Experimental Masking of Real Quantum States

TL;DR

This paper experimentally demonstrates that real quantum states, specifically a real ququart, can be fully masked in bipartite correlations using photonic quantum walks, highlighting the maximal maskable set of states.

Contribution

The work experimentally realizes a masking protocol for real ququart states via photonic quantum walks, showing complete hiding of quantum information in bipartite correlations.

Findings

Quantum information of real ququart can be hidden in bipartite correlations.

Correlation measurements can retrieve the hidden information with about 99% fidelity.

The set of real states is maximal maskable, and larger sets cannot be masked.

Abstract

Masking of quantum information is a way of hiding information in correlations such that no information is accessible to any local observer.
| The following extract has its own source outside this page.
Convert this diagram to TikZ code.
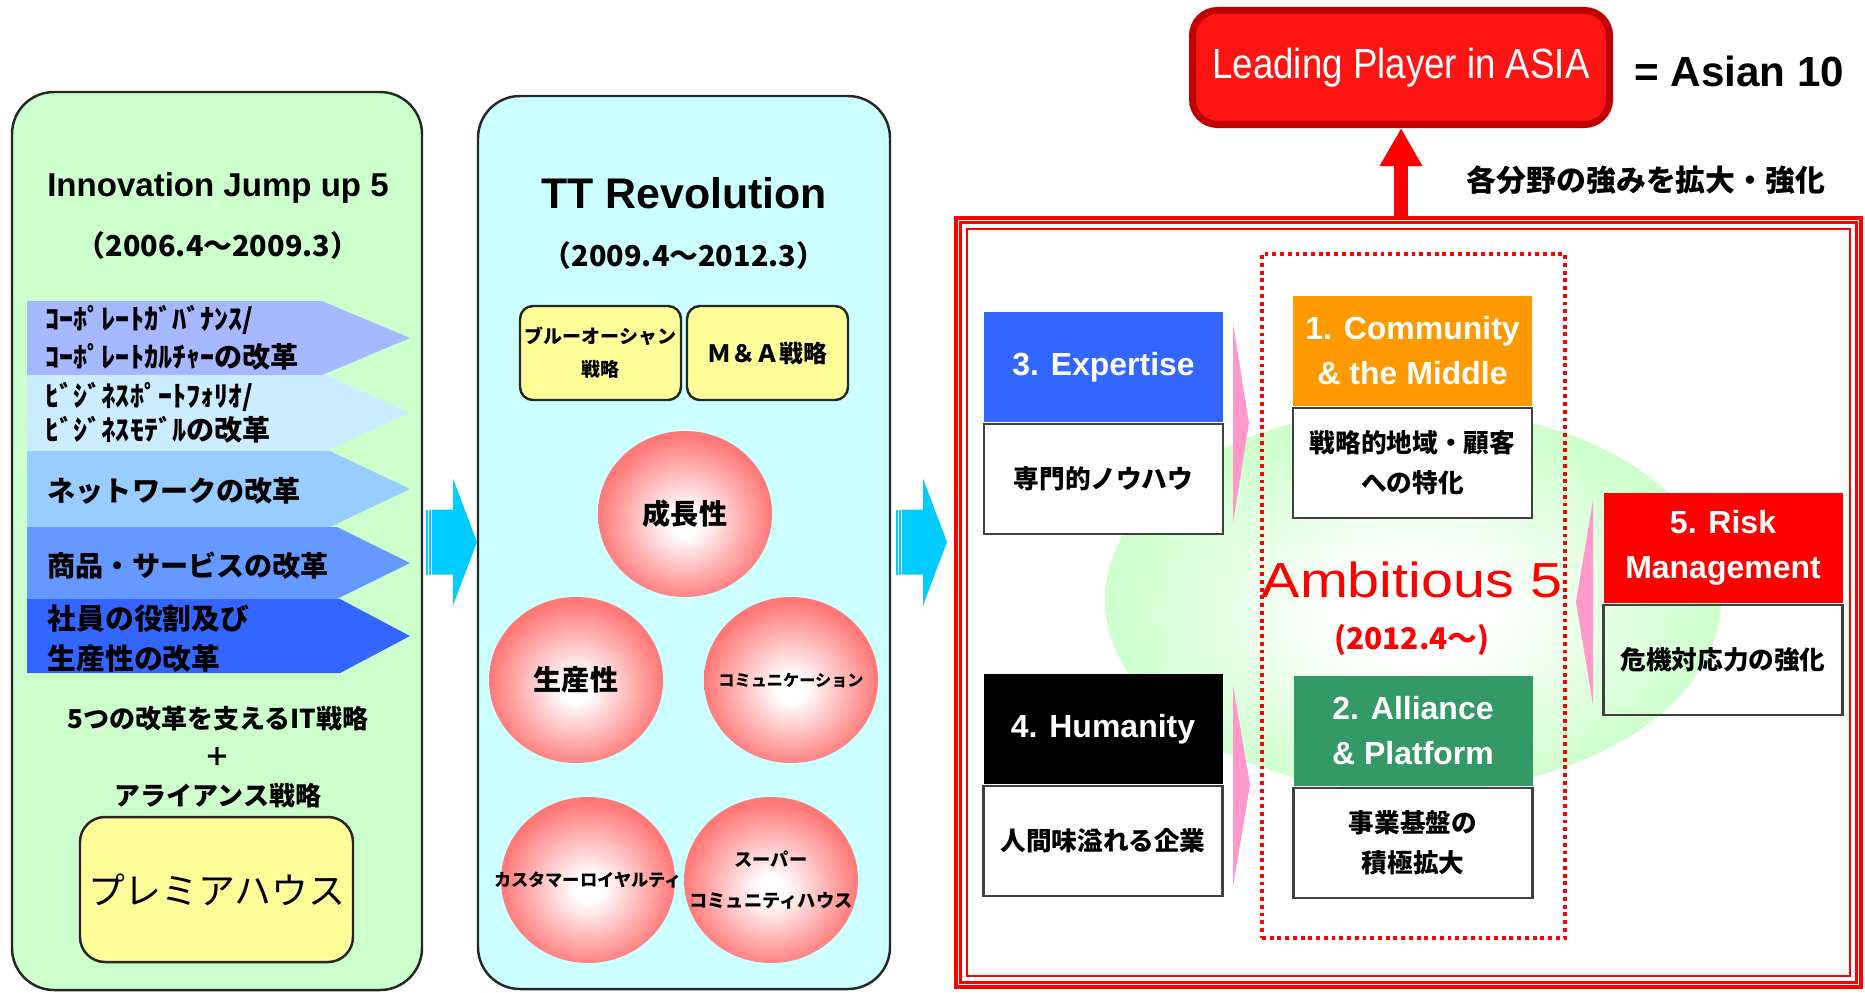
\documentclass[tikz,border=0pt]{standalone}
\usepackage{fontspec}
\setmainfont{Liberation Sans}
\newfontfamily\jp{Noto Sans CJK JP}
\newfontfamily\narrowsf{Liberation Sans}[FakeStretch=0.87]
\newfontfamily\widesf{Liberation Sans}[FakeStretch=1.17]
\usetikzlibrary{positioning,calc,shapes.geometric,arrows.meta}

\definecolor{leftgreen}{HTML}{CCFFCC}
\definecolor{midcyan}{HTML}{CCFFFF}
\definecolor{softyellow}{HTML}{FFFF99}
\definecolor{arrowcyan}{HTML}{00CCFF}
\definecolor{bandA}{HTML}{A6B8FF}
\definecolor{bandB}{HTML}{CCECFF}
\definecolor{bandC}{HTML}{99CCFF}
\definecolor{bandD}{HTML}{6699FF}
\definecolor{bandE}{HTML}{3366FF}
\definecolor{ballred}{HTML}{FF7878}
\definecolor{glowgreen}{HTML}{CCFFCC}
\definecolor{chevpink}{HTML}{FF99CC}
\definecolor{leadred}{HTML}{FF1414}
\definecolor{leadedge}{HTML}{C00000}
\definecolor{expblue}{HTML}{3366FF}
\definecolor{comorange}{HTML}{FF9900}
\definecolor{allgreen}{HTML}{339966}

\pgfdeclareradialshading{pinkglow}{\pgfpoint{0bp}{-3bp}}{color(0bp)=(white); color(4bp)=(white); color(25bp)=(ballred); color(50bp)=(ballred)}
\pgfdeclareradialshading{greenglow}{\pgfpoint{0bp}{-2bp}}{color(0bp)=(white); color(6bp)=(white); color(25bp)=(glowgreen); color(50bp)=(glowgreen)}

\begin{document}
\begin{tikzpicture}
\tikzset{panel/.style={draw=black!85, line width=0.7pt, rounded corners=0.42cm, minimum width=4.10cm, minimum height=8.98cm, inner sep=0pt},
  ybox/.style={draw=black!85, line width=0.7pt, fill=softyellow, rounded corners=0.13cm, minimum width=1.61cm, minimum height=0.94cm, inner sep=0pt, align=center},
  ball/.style={ellipse, shading=pinkglow, minimum width=1.74cm, minimum height=1.66cm, inner sep=0pt},
  balltxt/.style={inner sep=0pt, align=center},
  band/.style={anchor=west, align=left, inner sep=0pt, font=\jp\fontsize{8}{10.8}\selectfont\bfseries},
  hdr/.style={minimum width=2.39cm, minimum height=1.10cm, inner sep=0pt, text=white, align=center, font=\fontsize{9.1}{12.8}\selectfont\bfseries},
  body/.style={draw=black!75, line width=0.6pt, fill=white, minimum width=2.39cm, minimum height=1.10cm, inner sep=0pt, align=center, font=\jp\fontsize{7.3}{11.2}\selectfont\bfseries}}
\useasboundingbox (0,0) rectangle (18.65,-9.92);

% Innovation Jump up 5
\node[panel, fill=leftgreen] (jump) at (2.17,-5.41) {};
\node[font=\fontsize{9.4}{11}\selectfont\bfseries] (jumptitle) at (2.18,-1.88) {Innovation Jump up 5};
\node[font=\jp\fontsize{8.2}{10}\selectfont\bfseries] (jumpdate) at (2.18,-2.46) {（2006.4～2009.3）};
\foreach \c/\t/\b/\r in {bandA/3.01/3.75/3.22, bandB/3.75/4.51/3.25, bandC/4.51/5.27/3.30, bandD/5.27/5.99/3.37, bandE/5.99/6.73/3.40}
  \fill[\c] (0.27,-\t) -- (\r,-\t) -- (4.10,{-(\t+\b)/2}) -- (\r,-\b) -- (0.27,-\b) -- cycle;
\node[band] (gov) at (0.45,-3.38) {ｺｰﾎﾟﾚｰﾄｶﾞﾊﾞﾅﾝｽ/\\ｺｰﾎﾟﾚｰﾄｶﾙﾁｬｰの改革};
\node[band, font=\jp\fontsize{8}{9.7}\selectfont\bfseries] (biz) at (0.45,-4.13) {ﾋﾞｼﾞﾈｽﾎﾟｰﾄﾌｫﾘｵ/\\ﾋﾞｼﾞﾈｽﾓﾃﾞﾙの改革};
\node[band] (net) at (0.47,-4.91) {ネットワークの改革};
\node[band] (svc) at (0.47,-5.66) {商品・サービスの改革};
\node[band, font=\jp\fontsize{8.2}{11.6}\selectfont\bfseries] (staff) at (0.47,-6.385) {社員の役割及び\\生産性の改革};
\node[align=center, font=\jp\fontsize{7.4}{11}\selectfont\bfseries] (itplan) at (2.18,-7.57) {5つの改革を支えるIT戦略\\＋\\アライアンス戦略};
\node[ybox, rounded corners=0.25cm, minimum width=2.73cm, minimum height=1.45cm, font=\jp\fontsize{10.5}{12}\selectfont] (premia) at (2.165,-8.895) {プレミアハウス};

% TT Revolution
\node[panel, fill=midcyan, minimum width=4.12cm, minimum height=8.93cm] (tt) at (6.84,-5.425) {};
\node[font=\fontsize{12.2}{14}\selectfont\bfseries] (tttitle) at (6.84,-1.93) {TT Revolution};
\node[font=\jp\fontsize{8.2}{10}\selectfont\bfseries] (ttdate) at (6.84,-2.56) {（2009.4～2012.3）};
\node[ybox, font=\jp\fontsize{5.4}{9.4}\selectfont\bfseries] (ocean) at (6.005,-3.53) {ブルーオーシャン\\戦略};
\node[ybox, font=\jp\fontsize{6.8}{8}\selectfont\bfseries] (ma) at (7.675,-3.53) {Ｍ＆Ａ戦略};
\foreach \n/\x/\y in {growth/6.85/5.14, prod/5.76/6.80, comm/7.91/6.80, loyal/5.88/8.80, super/7.71/8.80}
  \node[ball] (\n) at (\x,-\y) {};
\node[balltxt, font=\jp\fontsize{8}{9}\selectfont\bfseries] (growth-t) at (growth) {成長性};
\node[balltxt, font=\jp\fontsize{8}{9}\selectfont\bfseries] (prod-t) at (prod) {生産性};
\node[balltxt, font=\jp\fontsize{4.6}{6}\selectfont\bfseries] (comm-t) at (comm) {コミュニケーション};
\node[balltxt, font=\jp\fontsize{4.9}{6}\selectfont\bfseries] (loyal-t) at (loyal) {カスタマーロイヤルティ};
\node[balltxt, font=\jp\fontsize{5.2}{11.7}\selectfont\bfseries] (super-t) at (super) {スーパー\\コミュニティハウス};

% arrows between stages
\foreach \ax in {4.26,8.96} {
  \fill[arrowcyan] (\ax,-5.095) rectangle (\ax+0.02,-5.745);
  \fill[arrowcyan] (\ax+0.03,-5.095) rectangle (\ax+0.05,-5.745);
  \fill[arrowcyan] (\ax+0.06,-5.095) -- (\ax+0.27,-5.095) -- (\ax+0.27,-4.785) -- (\ax+0.51,-5.42)
    -- (\ax+0.27,-6.055) -- (\ax+0.27,-5.745) -- (\ax+0.06,-5.745) -- cycle;
}

% Ambitious 5
\node[draw=red, line width=1.1pt, minimum width=9.05cm, minimum height=7.69cm, inner sep=0pt] (frame) at (14.085,-6.025) {};
\draw[red, line width=0.8pt] ($(frame.north west)+(0.065,-0.065)$) rectangle ($(frame.south east)+(-0.065,0.065)$);
\draw[red, line width=0.8pt] ($(frame.north west)+(0.13,-0.13)$) rectangle ($(frame.south east)+(-0.13,0.13)$);
\node[ellipse, shading=greenglow, minimum width=6.16cm, minimum height=3.84cm] (glow) at (14.13,-6.00) {};
\node[draw=red, line width=1.1pt, dash pattern=on 1.1pt off 1.1pt, minimum width=3.03cm, minimum height=6.84cm] (amb) at (14.135,-5.96) {};

\node[hdr, fill=expblue] (expert) at (11.035,-3.67) {3. Expertise};
\node[body, below=0pt of expert] (expert-b) {専門的ノウハウ};
\node[hdr, fill=black] (human) at (11.03,-7.29) {4. Humanity};
\node[body, below=0pt of human] (human-b) {人間味溢れる企業};
\node[hdr, fill=comorange] (commu) at (14.125,-3.51) {1. Community\\\& the Middle};
\node[body, below=0pt of commu] (commu-b) {戦略的地域・顧客\\への特化};
\node[hdr, fill=allgreen] (alli) at (14.13,-7.31) {2. Alliance\\\& Platform};
\node[body, below=0pt of alli] (alli-b) {事業基盤の\\積極拡大};
\node[hdr, fill=red] (risk) at (17.23,-5.48) {5. Risk\\Management};
\node[body, fill=none, below=0pt of risk] (risk-b) {危機対応力の強化};

\fill[chevpink] (12.33,-3.23) -- (12.49,-4.23) -- (12.33,-5.23) -- cycle;
\fill[chevpink] (12.33,-6.85) -- (12.50,-7.85) -- (12.33,-8.87) -- cycle;
\fill[chevpink] (15.93,-5.00) -- (15.76,-6.02) -- (15.93,-7.05) -- cycle;

\node[text=red, font=\widesf\fontsize{14}{16}\selectfont] (ambtxt) at (14.12,-5.80) {Ambitious 5};
\node[text=red, font=\jp\fontsize{8.5}{10}\selectfont\bfseries] (ambdate) at (14.12,-6.40) {(2012.4～)};

% goal
\node[draw=leadedge, line width=2pt, fill=leadred, rounded corners=0.25cm, minimum width=4.17cm, minimum height=1.14cm, text=white, font=\narrowsf\fontsize{12}{14}\selectfont] (lead) at (14.01,-0.675) {Leading Player in ASIA};
\node[anchor=west, font=\fontsize{12}{14}\selectfont\bfseries] (asian) at (16.22,-0.71) {= Asian 10};
\node[font=\jp\fontsize{8.5}{10}\selectfont\bfseries] (expand) at (16.46,-1.80) {各分野の強みを拡大・強化};
\draw[-{Triangle[width=0.40cm,length=0.38cm]}, red, line width=0.14cm] (frame.north -| lead.south) -- (lead.south);
\end{tikzpicture}
\end{document}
Although the set of all quantum states as a whole cannot be masked into bipartite correlations according to the no-masking theorem, the set of real states is maskable and is a maximal maskable set. In this work, we experimentally realize a masking protocol of the real ququart by virtue of a photonic quantum walk. Our experiment clearly demonstrates that quantum information of the real ququart can be completely hidden in bipartite correlations of two-qubit hybrid entangled states, which are encoded in two different degrees of freedom of a single photon. The hidden information is not accessible from each qubit alone, but can be faithfully retrieved with a fidelity of about 99% from correlation measurements. By contrast, any superset of the set of real density matrices cannot be masked.